NASA is looking forward to drill into first Martian rock once the rover engineers approve, according to Science Daily.

NASA will explore the Martian soil and explore existence of environment that will support microbial life. Curiosity rover will begin its two year prime mission to explore the Red Planet and collect samples after drilling into the first rock.

"Drilling into a rock to collect a sample will be this mission's most challenging activity since the landing. It has never been done on Mars," said Mars Science Laboratory project manager Richard Cook of NASA's Jet Propulsion Laboratory in Pasadena, California, according to Science Daily. "The drill hardware interacts energetically with Martian material we don't control. We won't be surprised if some steps in the process don't go exactly as planned the first time through."

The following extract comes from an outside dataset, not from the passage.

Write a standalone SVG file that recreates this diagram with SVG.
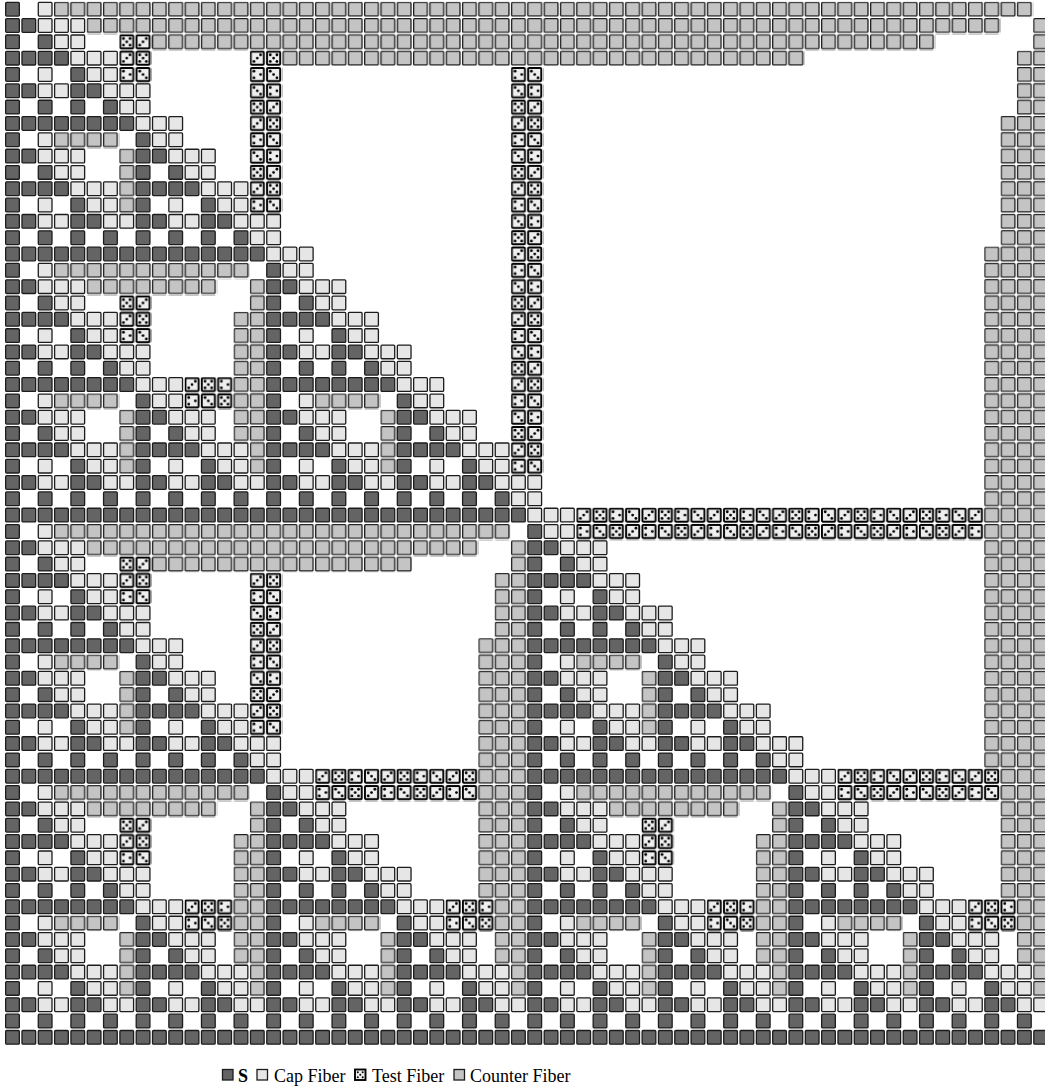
<svg xmlns="http://www.w3.org/2000/svg" width="1045" height="1088" viewBox="0 0 1045 1088">
<style>
.s{fill:#646464;stroke:#1c1c1c;stroke-width:1.3}
.c{fill:#e6e6e6;stroke:#1c1c1c;stroke-width:1.3}
.n{fill:#c4c4c4;stroke:#1c1c1c;stroke-width:1.3}
.t{fill:#eeeeee;stroke:#000;stroke-width:1.9}
.fn{fill:url(#pn)}
.ft{fill:url(#pt)}
.lg{font-family:"Liberation Serif","DejaVu Serif",serif;font-size:18px;fill:#000}
</style>
<defs>
<rect id="d" class="s" x=".65" y=".65" width="13.7" height="13.7" rx="1"/>
<rect id="c" class="c" x=".65" y=".65" width="13.7" height="13.7" rx="1"/>
<rect id="tr" class="t" x=".95" y=".95" width="13.1" height="13.1" rx="1"/>
<g id="t1"><use href="#tr"/><circle cx="4.2" cy="4.2" r="1.4"/><circle cx="7.5" cy="7.5" r="1.4"/><circle cx="10.8" cy="10.8" r="1.4"/></g>
<g id="t2"><use href="#tr"/><circle cx="10.8" cy="4.2" r="1.4"/><circle cx="4.2" cy="10.8" r="1.4"/><circle cx="7.5" cy="7.5" r="1.4"/></g>
<g id="t3"><use href="#tr"/><circle cx="4.2" cy="4.2" r="1.4"/><circle cx="10.8" cy="4.2" r="1.4"/><circle cx="4.2" cy="10.8" r="1.4"/><circle cx="10.8" cy="10.8" r="1.4"/><circle cx="7.5" cy="7.5" r="1.4"/></g>
<g id="t4"><use href="#tr"/><circle cx="4.2" cy="4.2" r="1.4"/><circle cx="10.8" cy="7.5" r="1.4"/><circle cx="4.2" cy="10.8" r="1.4"/></g>
<pattern id="pn" width="16.32" height="16.32" patternUnits="userSpaceOnUse"><rect class="n" x=".65" y=".65" width="13.7" height="13.7" rx="1"/></pattern>
<pattern id="pt" width="65.28" height="65.28" patternUnits="userSpaceOnUse">
<use href="#t1"/><use href="#t3" x="16.32"/><use href="#t2" x="32.64"/><use href="#t4" x="48.96"/>
<use href="#t4" y="16.32"/><use href="#t2" x="16.32" y="16.32"/><use href="#t3" x="32.64" y="16.32"/><use href="#t1" x="48.96" y="16.32"/>
<use href="#t2" y="32.64"/><use href="#t1" x="16.32" y="32.64"/><use href="#t4" x="32.64" y="32.64"/><use href="#t3" x="48.96" y="32.64"/>
<use href="#t3" y="48.96"/><use href="#t4" x="16.32" y="48.96"/><use href="#t1" x="32.64" y="48.96"/><use href="#t2" x="48.96" y="48.96"/>
</pattern>
<g id="K"><use href="#c" y="-48.96"/><use href="#c" x="-16.32" y="-32.64"/><use href="#c" y="-32.64"/><use href="#c" y="-16.32"/><use href="#c" x="16.32" y="-16.32"/><use href="#c" x="32.64" y="-16.32"/><use href="#c" x="16.32"/></g>
<g id="L1"><use href="#d"/><use href="#d" y="16.32"/><use href="#d" x="16.32" y="16.32"/></g>
<g id="L2"><use href="#L1"/><use href="#L1" y="32.64"/><use href="#L1" x="32.64" y="32.64"/><use href="#c" x="32.64"/><use href="#c" x="32.64" y="16.32"/><use href="#c" x="48.96" y="16.32"/></g>
<g id="L3"><use href="#L2"/><use href="#L2" y="65.28"/><use href="#L2" x="65.28" y="65.28"/><use href="#K" x="65.28" y="65.28"/></g>
<g id="L4"><use href="#L3"/><use href="#L3" y="130.56"/><use href="#L3" x="130.56" y="130.56"/><use href="#K" x="130.56" y="130.56"/></g>
<g id="L5"><use href="#L4"/><use href="#L4" y="261.12"/><use href="#L4" x="261.12" y="261.12"/><use href="#K" x="261.12" y="261.12"/></g>
<g id="L6"><use href="#L5"/><use href="#L5" y="522.24"/><use href="#L5" x="522.24" y="522.24"/><use href="#K" x="522.24" y="522.24"/></g>
</defs>
<rect width="1045" height="1088" fill="#fff"/>
<g transform="translate(5 1.7)">
<g id="sierpinski-and-caps"><use href="#L6"/></g>
<g id="counter-fibers" class="fn">
<rect x="48.96" y="0" width="979.2" height="16.32"/>
<rect x="81.6" y="16.32" width="913.92" height="16.32"/>
<rect x="146.88" y="32.64" width="783.36" height="16.32"/>
<rect x="277.44" y="48.96" width="522.24" height="16.32"/>
<rect x="1028.16" y="16.32" width="16.32" height="979.2"/>
<rect x="1011.84" y="48.96" width="16.32" height="913.92"/>
<rect x="995.52" y="114.24" width="16.32" height="783.36"/>
<rect x="979.2" y="244.8" width="16.32" height="522.24"/>
<rect x="48.96" y="130.56" width="65.28" height="16.32"/>
<rect x="114.24" y="146.88" width="16.32" height="65.28"/>
<rect x="48.96" y="261.12" width="195.84" height="16.32"/>
<rect x="81.6" y="277.44" width="130.56" height="16.32"/>
<rect x="244.8" y="277.44" width="16.32" height="195.84"/>
<rect x="228.48" y="310.08" width="16.32" height="130.56"/>
<rect x="48.96" y="391.68" width="65.28" height="16.32"/>
<rect x="114.24" y="408" width="16.32" height="65.28"/>
<rect x="310.08" y="391.68" width="65.28" height="16.32"/>
<rect x="375.36" y="408" width="16.32" height="65.28"/>
<rect x="48.96" y="522.24" width="456.96" height="16.32"/>
<rect x="81.6" y="538.56" width="391.68" height="16.32"/>
<rect x="146.88" y="554.88" width="261.12" height="16.32"/>
<rect x="505.92" y="538.56" width="16.32" height="456.96"/>
<rect x="489.6" y="571.2" width="16.32" height="391.68"/>
<rect x="473.28" y="636.48" width="16.32" height="261.12"/>
<rect x="48.96" y="652.8" width="65.28" height="16.32"/>
<rect x="114.24" y="669.12" width="16.32" height="65.28"/>
<rect x="48.96" y="783.36" width="195.84" height="16.32"/>
<rect x="81.6" y="799.68" width="130.56" height="16.32"/>
<rect x="244.8" y="799.68" width="16.32" height="195.84"/>
<rect x="228.48" y="832.32" width="16.32" height="130.56"/>
<rect x="48.96" y="913.92" width="65.28" height="16.32"/>
<rect x="114.24" y="930.24" width="16.32" height="65.28"/>
<rect x="310.08" y="913.92" width="65.28" height="16.32"/>
<rect x="375.36" y="930.24" width="16.32" height="65.28"/>
<rect x="571.2" y="652.8" width="65.28" height="16.32"/>
<rect x="636.48" y="669.12" width="16.32" height="65.28"/>
<rect x="571.2" y="783.36" width="195.84" height="16.32"/>
<rect x="603.84" y="799.68" width="130.56" height="16.32"/>
<rect x="767.04" y="799.68" width="16.32" height="195.84"/>
<rect x="750.72" y="832.32" width="16.32" height="130.56"/>
<rect x="571.2" y="913.92" width="65.28" height="16.32"/>
<rect x="636.48" y="930.24" width="16.32" height="65.28"/>
<rect x="832.32" y="913.92" width="65.28" height="16.32"/>
<rect x="897.6" y="930.24" width="16.32" height="65.28"/>
</g>
<g id="test-fibers" class="ft">
<rect x="114.24" y="32.64" width="32.64" height="48.96"/>
<rect x="244.8" y="48.96" width="32.64" height="163.2"/>
<rect x="505.92" y="65.28" width="32.64" height="408"/>
<rect x="114.24" y="293.76" width="32.64" height="48.96"/>
<rect x="179.52" y="375.36" width="48.96" height="32.64"/>
<rect x="571.2" y="505.92" width="408" height="32.64"/>
<rect x="114.24" y="554.88" width="32.64" height="48.96"/>
<rect x="244.8" y="571.2" width="32.64" height="163.2"/>
<rect x="310.08" y="767.04" width="163.2" height="32.64"/>
<rect x="832.32" y="767.04" width="163.2" height="32.64"/>
<rect x="114.24" y="816" width="32.64" height="48.96"/>
<rect x="636.48" y="816" width="32.64" height="48.96"/>
<rect x="179.52" y="897.6" width="48.96" height="32.64"/>
<rect x="440.64" y="897.6" width="48.96" height="32.64"/>
<rect x="701.76" y="897.6" width="48.96" height="32.64"/>
<rect x="962.88" y="897.6" width="48.96" height="32.64"/>
</g>
</g>
<g id="legend">
<rect class="s" x="222.5" y="1069.5" width="10.5" height="10.5"/>
<text class="lg" x="238" y="1081.5" font-weight="bold">S</text>
<rect class="c" x="257" y="1069.5" width="10.5" height="10.5"/>
<text class="lg" x="274" y="1081.5">Cap Fiber</text>
<rect class="t" x="355" y="1069.5" width="10.5" height="10.5"/>
<circle cx="357.8" cy="1072.3" r="1"/><circle cx="362.7" cy="1072.3" r="1"/><circle cx="360.25" cy="1074.75" r="1"/><circle cx="357.8" cy="1077.2" r="1"/><circle cx="362.7" cy="1077.2" r="1"/>
<text class="lg" x="372" y="1081.5">Test Fiber</text>
<rect class="n" x="454" y="1069.5" width="10.5" height="10.5"/>
<text class="lg" x="470" y="1081.5">Counter Fiber</text>
</g>
</svg>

Owing to the undefined composition of the Martian rocks, Curiosity will first gather powdered samples from inner rock and scrub the drill after which it will collect samples from the first rock. The rock that has been chosen to be drilled first is "John Klein" named after John W. Klein, former Mars Science Laboratory deputy project manager, died in 2011, who played a major role in the development of Curiosity.

The rock is placed about 500 meters west to the landing site, as NASA revealed. A flat-lying bedrock inside a thin layer called "Yellowknife Bay." Since the orbital observations showed the drilling target was cracked ground which cools slowly compared to other grounds do, the Curiosity's science team has chosen its first drilling spot assuming it will be comparably a performable task on that ground, says the report from Science Daily.

"The orbital signal drew us here, but what we found when we arrived has been a great surprise," said Mars Science Laboratory project scientist John Grotzinger, of the California Institute of Technology in Pasadena. "This area had a different type of wet environment than the streambed where we landed, maybe a few different types of wet environments."

Nicolas Mangold, ChemCam team member of the Laboratoire de Planetologie et Geodynamique de Nantes in France says there are veins on Mars that are composed of "hydrated calcium sulfate, such as bassinite or gypsum" which requires "water circulating in fractures" if it has to be formed on earth.

Researchers with the help of rover's Mars Hand Lens Imager (MAHLI) can examine the sedimentary of rocks which are of different physical appearances such as bigger sandstones like marble sized and some form a bud like shape which has been named as "Martian Flower" and other rocks are fine particles like powdered substances, the report said.

"All of these are sedimentary rocks, telling us Mars had environments actively depositing material here," said MAHLI deputy principal investigator Aileen Yingst of the Planetary Science Institute in Tucson, Ariz. "The different grain sizes tell us about different transport conditions."